start Extracted material
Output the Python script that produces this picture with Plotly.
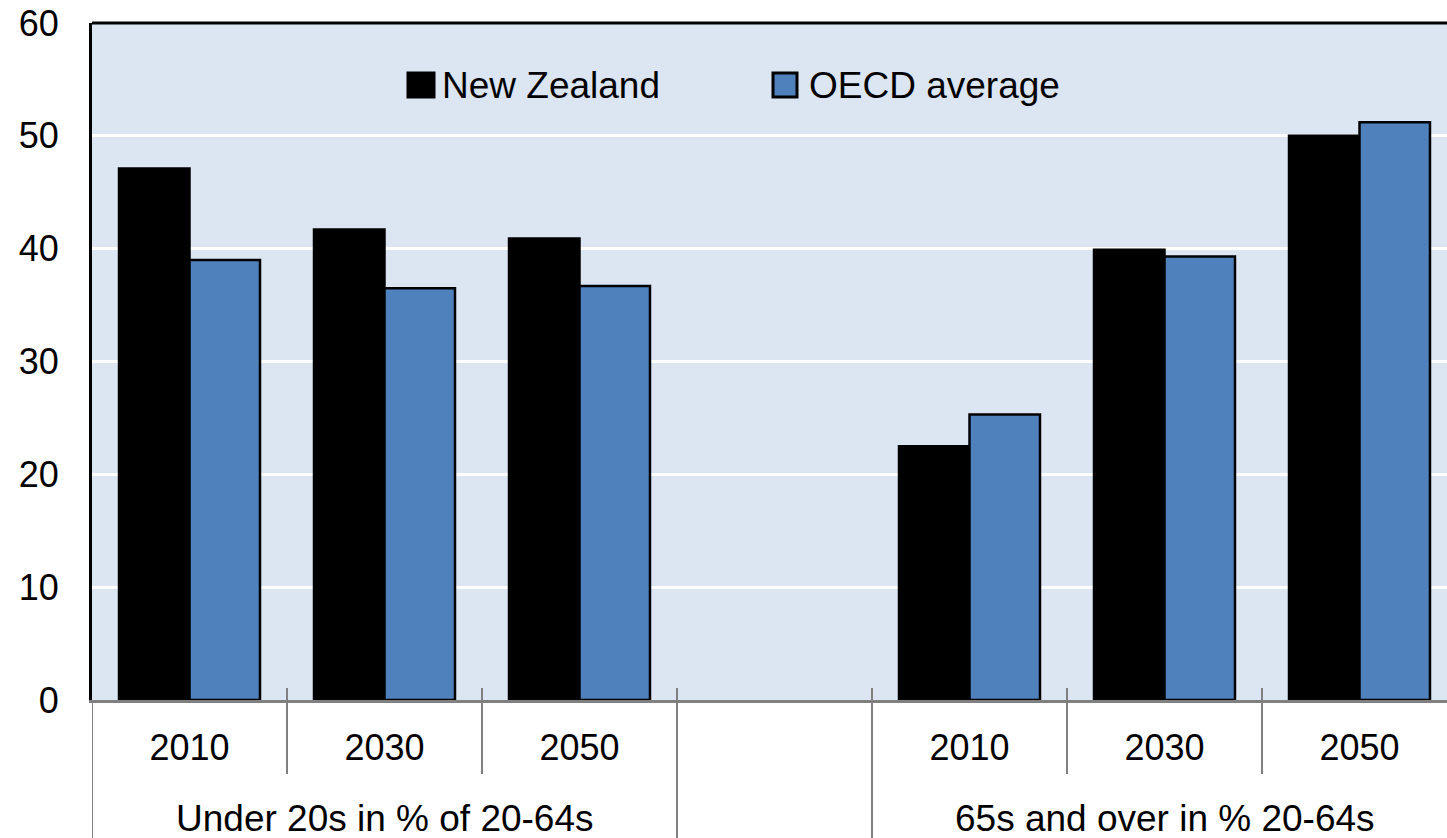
import plotly.graph_objects as go

# ---- data ----
slot_labels = ["2010", "2030", "2050", None, "2010", "2030", "2050"]
group_labels = ["Under 20s in % of 20-64s", "65s and over in % 20-64s"]
group_slots = [[0, 1, 2], [4, 5, 6]]
series_names = ["New Zealand", "OECD average"]
nz_values = [47.1, 41.7, 40.9, None, 22.5, 39.9, 50.0]
oecd_values = [39.0, 36.5, 36.7, None, 25.3, 39.3, 51.2]
series_colors = ["#000000", "#4F81BD"]

W, H = 1447, 838
PLOT_L, PLOT_T, PLOT_B = 92, 23, 700
ML, MT = PLOT_L, PLOT_T
MB = H - PLOT_B
MR = 0
plot_w = W - ML - MR
plot_h = PLOT_B - PLOT_T
slot_px = 195.0

x_pos = list(range(len(slot_labels)))
x_end = -0.5 + plot_w / slot_px

def py2paper(py):
    return (PLOT_B - py) / plot_h

def px2paper(px):
    return (px - PLOT_L) / plot_w

fig = go.Figure()
for name, vals, col in zip(series_names, [nz_values, oecd_values], series_colors):
    fig.add_trace(go.Bar(
        x=x_pos, y=vals, name=name,
        marker=dict(color=col, line=dict(color="#000000", width=2.5)),
        showlegend=False,
    ))

font_family = "Liberation Sans, Arial, sans-serif"

tickvals = [i for i, l in enumerate(slot_labels) if l is not None]
ticktext = [l for l in slot_labels if l is not None]

shapes = []
# top border
shapes.append(dict(type="line", xref="paper", yref="paper", x0=0, x1=1, y0=1, y1=1,
                   line=dict(color="#000000", width=3)))
# left axis continuation below plot
shapes.append(dict(type="line", xref="x", yref="paper", x0=-0.5, x1=-0.5,
                   y0=py2paper(H + 5), y1=0, line=dict(color="#808080", width=2)))
# separators
top_sep = py2paper(688)
short_bot = py2paper(774)
long_bot = py2paper(H + 5)
for b in [i + 0.5 for i in range(len(slot_labels) - 1)]:
    left = slot_labels[int(b - 0.5)]
    right = slot_labels[int(b + 0.5)]
    is_long = left is None or right is None
    shapes.append(dict(type="line", xref="x", yref="paper", x0=b, x1=b,
                       y0=long_bot if is_long else short_bot, y1=top_sep,
                       line=dict(color="#808080", width=2)))

annotations = []
for lab, slots in zip(group_labels, group_slots):
    annotations.append(dict(text=lab, xref="x", yref="paper",
                            x=sum(slots) / len(slots), y=py2paper(818),
                            showarrow=False, xanchor="center", yanchor="middle",
                            font=dict(family=font_family, size=37, color="#000000")))

# manual legend
legend_items = [(408, 434, 440), (773, 797, 807)]
for (sx0, sx1, tx), name, col in zip(legend_items, series_names, series_colors):
    shapes.append(dict(type="rect", xref="paper", yref="paper",
                       x0=px2paper(sx0), x1=px2paper(sx1),
                       y0=py2paper(97), y1=py2paper(73),
                       fillcolor=col, line=dict(color="#000000", width=3)))
    annotations.append(dict(text=name, xref="paper", yref="paper",
                            x=px2paper(tx), y=py2paper(86),
                            showarrow=False, xanchor="left", yanchor="middle",
                            font=dict(family=font_family, size=37, color="#000000")))

fig.update_layout(
    width=W, height=H,
    margin=dict(l=ML, r=MR, t=MT, b=MB, pad=0),
    paper_bgcolor="#FFFFFF",
    plot_bgcolor="#DCE6F2",
    barmode="group",
    bargap=0.277,
    bargroupgap=0,
    showlegend=False,
    font=dict(family=font_family, size=36, color="#000000"),
    xaxis=dict(
        range=[-0.5, x_end],
        tickmode="array", tickvals=tickvals, ticktext=ticktext,
        ticks="", showgrid=False, zeroline=False,
        showline=True, linecolor="#808080", linewidth=3,
        tickfont=dict(family=font_family, size=36, color="#000000"),
        ticklabelstandoff=14,
        automargin=False,
    ),
    yaxis=dict(
        range=[0, 60], dtick=10, tick0=0,
        showgrid=True, gridcolor="#FFFFFF", gridwidth=3,
        zeroline=False, ticks="",
        showline=True, linecolor="#000000", linewidth=3,
        tickfont=dict(family=font_family, size=36, color="#000000"),
        ticklabelstandoff=23,
        ticklabeloverflow="allow",
        automargin=False,
    ),
    shapes=shapes,
    annotations=annotations,
)

fig.write_html(
    "out.html",
    config={"displayModeBar": False},
    post_script="document.body.style.margin='0';document.body.style.overflow='hidden';",
)
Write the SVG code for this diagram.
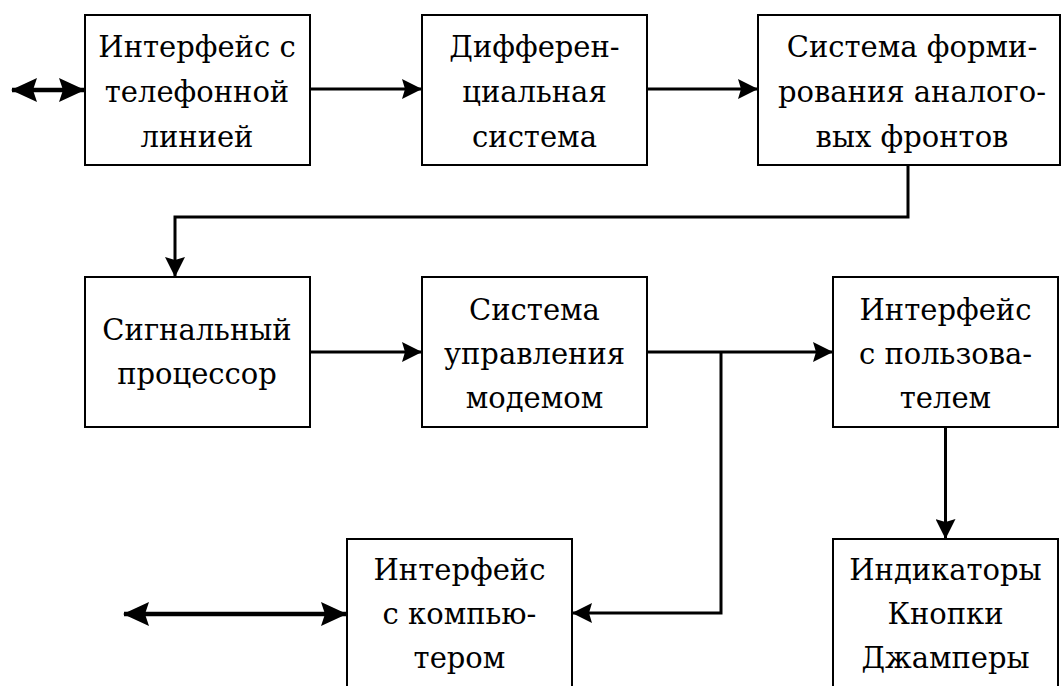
<svg xmlns="http://www.w3.org/2000/svg" width="1062" height="686" viewBox="0 0 1062 686">
<style>
.box{fill:#fff;stroke:#000;stroke-width:2}
.t{font-family:'DejaVu Serif','Liberation Serif',serif;font-size:29px;text-anchor:middle;fill:#000}
.c{fill:none;stroke:#000;stroke-width:3}
.d{fill:none;stroke:#000;stroke-width:4.5}
</style>
<defs>
<marker id="ah" markerUnits="userSpaceOnUse" markerWidth="20" markerHeight="20" refX="19" refY="10" orient="auto" viewBox="0 0 20 20">
<path d="M0,0 L20,10 L0,20 L3,10 z" fill="#000"/>
</marker>
<marker id="dh" markerUnits="userSpaceOnUse" markerWidth="26" markerHeight="24" refX="25" refY="12" orient="auto-start-reverse" viewBox="0 0 26 24">
<path d="M0,0 L26,12 L0,24 L4,12 z" fill="#000"/>
</marker>
</defs>
<rect width="1062" height="686" fill="#fff"/>
<g id="connectors">
<line class="d" x1="12" y1="90" x2="84" y2="90" marker-start="url(#dh)" marker-end="url(#dh)"/>
<line class="c" x1="310" y1="89" x2="421" y2="89" marker-end="url(#ah)"/>
<line class="c" x1="647" y1="89" x2="757" y2="89" marker-end="url(#ah)"/>
<path class="c" d="M908,165 V217 H175 V276" marker-end="url(#ah)"/>
<line class="c" x1="310" y1="352" x2="421" y2="352" marker-end="url(#ah)"/>
<line class="c" x1="647" y1="352" x2="832" y2="352" marker-end="url(#ah)"/>
<path class="c" d="M721,352 V613 H573" marker-end="url(#ah)"/>
<line class="c" x1="945.5" y1="427" x2="945.5" y2="538" marker-end="url(#ah)"/>
<line class="d" x1="124" y1="614" x2="346" y2="614" marker-start="url(#dh)" marker-end="url(#dh)"/>
</g>
<g id="n1"><rect class="box" x="85" y="15" width="225" height="150"/>
<text class="t" x="197" y="57">Интерфейс с</text><text class="t" x="197" y="102">телефонной</text><text class="t" x="197" y="147">линией</text></g>
<g id="n2"><rect class="box" x="422" y="15" width="225" height="150"/>
<text class="t" x="534.5" y="57">Дифферен-</text><text class="t" x="534.5" y="102">циальная</text><text class="t" x="534.5" y="147">система</text></g>
<g id="n3"><rect class="box" x="758" y="15" width="302" height="150"/>
<text class="t" x="912" y="57">Система форми-</text><text class="t" x="912" y="102">рования аналого-</text><text class="t" x="912" y="147">вых фронтов</text></g>
<g id="n4"><rect class="box" x="85" y="277" width="225" height="150"/>
<text class="t" x="197" y="340">Сигнальный</text><text class="t" x="197" y="384">процессор</text></g>
<g id="n5"><rect class="box" x="422" y="277" width="225" height="150"/>
<text class="t" x="534.5" y="320">Система</text><text class="t" x="534.5" y="364">управления</text><text class="t" x="534.5" y="408">модемом</text></g>
<g id="n6"><rect class="box" x="833" y="277" width="225" height="150"/>
<text class="t" x="945.5" y="320">Интерфейс</text><text class="t" x="945.5" y="364">с пользова-</text><text class="t" x="945.5" y="408">телем</text></g>
<g id="n7"><rect class="box" x="347" y="539" width="225" height="160"/>
<text class="t" x="459.5" y="580">Интерфейс</text><text class="t" x="459.5" y="624">с компью-</text><text class="t" x="459.5" y="668">тером</text></g>
<g id="n8"><rect class="box" x="833" y="539" width="225" height="160"/>
<text class="t" x="945.5" y="580">Индикаторы</text><text class="t" x="945.5" y="624">Кнопки</text><text class="t" x="945.5" y="668">Джамперы</text></g>
</svg>
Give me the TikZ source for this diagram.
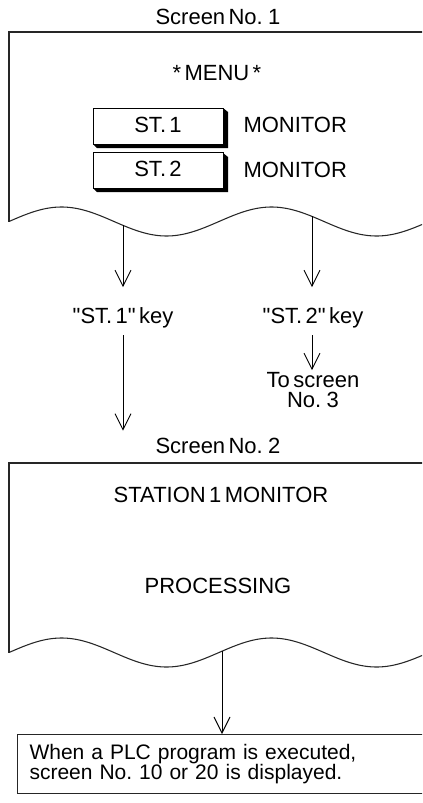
end Extracted material
#### Exercise details:
Above are the records; copy every line in them that holds the word "this".

#### Exercise solution:
Output the Python script that produces this picture with Plotly.
Write the SVG code for this diagram.
Give me the TikZ source for this diagram.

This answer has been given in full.